Rec center approved by students, but concerns remain

The students have spoken, but some feel they couldn’t get a word in edge-wise.

Although Chico State University students voted in favor of the new Wildcat Activity Center last week by a margin of 2-1, some still say the 120,000-square-foot facility is a bad idea.

Chico State student Annie Sherman and other members of Students for a Responsible Referendum (SRR) say the campaign was biased and have filed a formal grievance in response to the results of the special election.

“We hope the election gets thrown out,” Sherman said. “But our main priority is fair elections.”

As for the center itself, Sherman says construction of the $55 million facility couldn’t come at a worse time, with budget cuts looming. She said she likes certain components of the center, like an indoor track, but that the project could have been scaled back.

“We’re supposed to be an affordable school system,” Sherman said.

Associated Students President Adam Dondro said if the university waits any longer the cost is only going to rise through inflation.

He said that, while he understands the concerns of future students who will pay the $175-per-semester hike beginning in fall 2008, it’s always been how elections work.

“The nature of being a student is voting for the future of the university,” Dondro said.

But Sherman and other members of Students for a Responsible Referendum are more concerned with how the election itself was conducted.

She said the Associated Students is entitled to conduct a “yes” campaign but should have spent money on both sides. Instead, she said those opposed to the center had to rely on local gym owners to help fund a “no” campaign.

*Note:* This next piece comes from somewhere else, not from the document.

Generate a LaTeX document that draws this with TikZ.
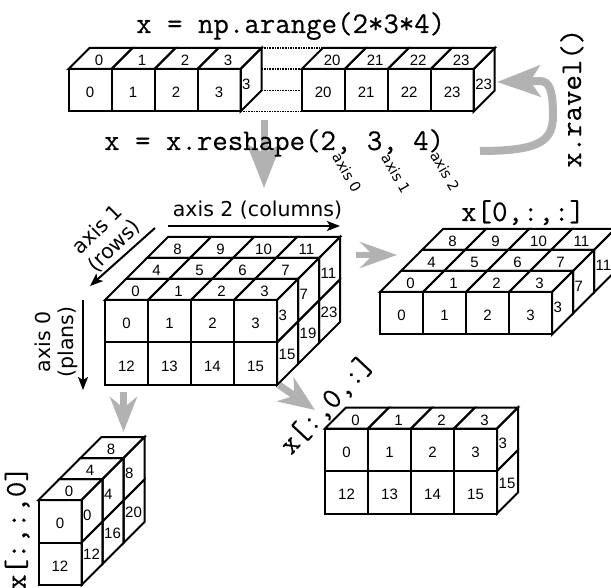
\documentclass[tikz,border=0pt]{standalone}
\usepackage{fontspec}
\newfontfamily\numfont{Liberation Sans}
\newfontfamily\labfont{DejaVu Sans}
\newfontfamily\codefont[FakeBold=0.4]{Latin Modern Mono}
\usetikzlibrary{arrows.meta}
\def\cellw{43}
\def\cellh{42.5}
\def\dep{21}
\tikzset{
 edge/.style={line width=2pt, line join=miter},
 num/.style={font={\numfont\fontsize{15pt}{15pt}\selectfont}, inner sep=0pt},
 code/.style={font={\codefont\fontsize{30pt}{30pt}\selectfont}, inner sep=0pt},
 axlab/.style={font={\labfont\fontsize{20.5pt}{23pt}\selectfont}, inner sep=0pt, align=center},
 smalllab/.style={font={\labfont\fontsize{14.5pt}{15pt}\selectfont}, inner sep=0pt},
 axarrow/.style={line width=2pt, -{Stealth[length=13pt,width=10pt,inset=3pt]}},
 grayarrow/.style={draw=black!30, line width=7pt},
 dots/.style={line width=1.6pt, densely dotted},
}
% #1 x, #2 y (front top-left), #3 columns, #4 rows, #5 depth, #6 base value
\newcommand\npcube[6]{%
 \pgfmathtruncatemacro\ncm{#3-1}%
 \pgfmathtruncatemacro\nrm{#4-1}%
 \pgfmathtruncatemacro\ndm{#5-1}%
 \foreach \pp in {0,...,\nrm}{%
  \foreach \cc in {0,...,\ncm}{%
   \pgfmathtruncatemacro\cubeval{#6+12*\pp+\cc}%
   \draw[edge] ({#1+\cc*\cellw},{#2+\pp*\cellh}) rectangle ++(\cellw,\cellh);
   \node[num] at ({#1+(\cc+0.5)*\cellw},{#2+(\pp+0.5)*\cellh+2.5}) {\cubeval};
  }}%
 \foreach \rr in {0,...,\ndm}{%
  \foreach \cc in {0,...,\ncm}{%
   \pgfmathtruncatemacro\cubeval{#6+4*\rr+\cc}%
   \draw[edge] ({#1+\cc*\cellw+\rr*\dep},{#2-\rr*\dep}) -- ++(\cellw,0) -- ++(\dep,-\dep) -- ++(-\cellw,0) -- cycle;
   \node[num] at ({#1+(\cc+0.5)*\cellw+(\rr+0.5)*\dep-1.5},{#2-(\rr+0.5)*\dep+2}) {\cubeval};
  }}%
 \foreach \rr in {0,...,\ndm}{%
  \foreach \pp in {0,...,\nrm}{%
   \pgfmathtruncatemacro\cubeval{#6+12*\pp+4*\rr+\ncm}%
   \draw[edge] ({#1+#3*\cellw+\rr*\dep},{#2+\pp*\cellh-\rr*\dep}) -- ++(\dep,-\dep) -- ++(0,\cellh) -- ++(-\dep,\dep) -- cycle;
   \node[num,anchor=west] at ({#1+#3*\cellw+\rr*\dep+1.5},{#2+(\pp+0.5)*\cellh-\rr*\dep-6-3*\pp}) {\cubeval};
  }}%
}
\begin{document}
\begin{tikzpicture}[x=1pt,y=-1pt]
\useasboundingbox (0,0) rectangle (611,588);
% gray arrows
\draw[grayarrow, -{Stealth[length=43pt,width=33pt,inset=8pt]}] (264,120) -- (264,188);
\draw[grayarrow, line width=6pt, -{Stealth[length=37pt,width=26pt,inset=13pt]}] (356,255) -- (397,255);
\draw[grayarrow, -{Stealth[length=35pt,width=27pt,inset=11pt]}] (123.5,392) -- (123.5,432);
\draw[grayarrow, -{Stealth[length=36pt,width=29pt,inset=11pt]}] (279,385) -- (315,410);
\draw[grayarrow, line width=8pt, -{Stealth[length=43pt,width=31pt,inset=10pt]}]
  (480,151) .. controls (542,151) and (553,140) .. (553,115)
  .. controls (553,92) and (550,81) .. (540,81) -- (497,82);
% row cubes
\npcube{68.5}{69}{4}{1}{1}{0}
\npcube{301.7}{69}{4}{1}{1}{20}
\draw[dots] (261.5,48) -- (322.7,48);
\draw[dots] (261.5,69) -- (301.7,69);
\draw[dots] (261.5,90.5) -- (301.7,90.5);
\draw[dots] (240.5,111.5) -- (301.7,111.5);
% main cube and slices
\npcube{105}{300}{4}{2}{3}{0}
\npcube{380}{292}{4}{1}{3}{0}
\npcube{325}{428.5}{4}{2}{1}{0}
\npcube{38.5}{500}{1}{2}{3}{0}
% code texts
\node[code, anchor=base west] (arange) at (136,33) {x = np.arange(2*3*4)};
\node[code, anchor=base west] (reshape) at (104,150) {x = x.reshape(2, 3, 4)};
\node[code, anchor=base west] (s0) at (461,221) {x[0,:,:]};
\node[code, anchor=base west, rotate=90] (ravel) at (581,168) {x.ravel()};
\node[code, anchor=base west, rotate=47] (s1) at (291,456) {x[:,0,:]};
\node[code, anchor=base west, rotate=90] (s2) at (25.5,590) {x[:,:,0]};
% small axis labels
\node[smalllab, rotate=-60] (a0) at (347,172.5) {axis 0};
\node[smalllab, rotate=-60] (a1) at (396,173.5) {axis 1};
\node[smalllab, rotate=-60] (a2) at (445,171) {axis 2};
% axis labels and arrows
\node[axlab, anchor=base] (lab2) at (257.5,217) {axis 2 (columns)};
\node[axlab, rotate=45] (lab1) at (106,238) {axis 1\\(rows)};
\node[axlab, rotate=90] (lab0) at (56,342) {axis 0\\(plans)};
\draw[axarrow] (168,226) -- (340,226);
\draw[axarrow] (155,228) -- (90,286);
\draw[axarrow] (83,300) -- (83,390);
\end{tikzpicture}
\end{document}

Scott Schofield, who opened the North Valley Athletic Club in 1978, also opposed a similar, $65 million recreation center proposal in 2001 that was ultimately shot down by students unwilling to pay for something that wouldn’t be built in time for them to use.

Schofield said he’s opposed to the center simply because, as a government entity, the university has an unfair competitive advantage because it doesn’t have to worry about the same things as businesses in the private sector like paying insurance and property tax.

He said the new center will also cut into his student demographic, explaining that students aren’t going to pay for a health club membership when they’re already paying for an on-site recreation center.

“It will put me out of business in a short period of time,” Schofield said.

The special election referendum, conducted by the Associated Students, was held on March 8 and 9, with 67 percent of 4,832 students voting in favor.

Another concern among those opposing the center was with the ballots themselves.

Marissa Beach, a senior at Chico State, also filed a letter of grievance. She said the ballots lack pro and con arguments as well a statement of the fiscal impact, which, she says, is deceiving to students. She said the Election Council also violated the ethics code by not holding at least one open forum before the election.

The grievances are to be reviewed by the AS Board of Directors, which will decide if they are to be heard, before getting passed on to Chico State President Paul Zingg.

But Beach said she believes her letter won’t make it very far.

"How are my grievances going to be heard if the Board of Directors consists of people who campaigned in favor of the rec center?"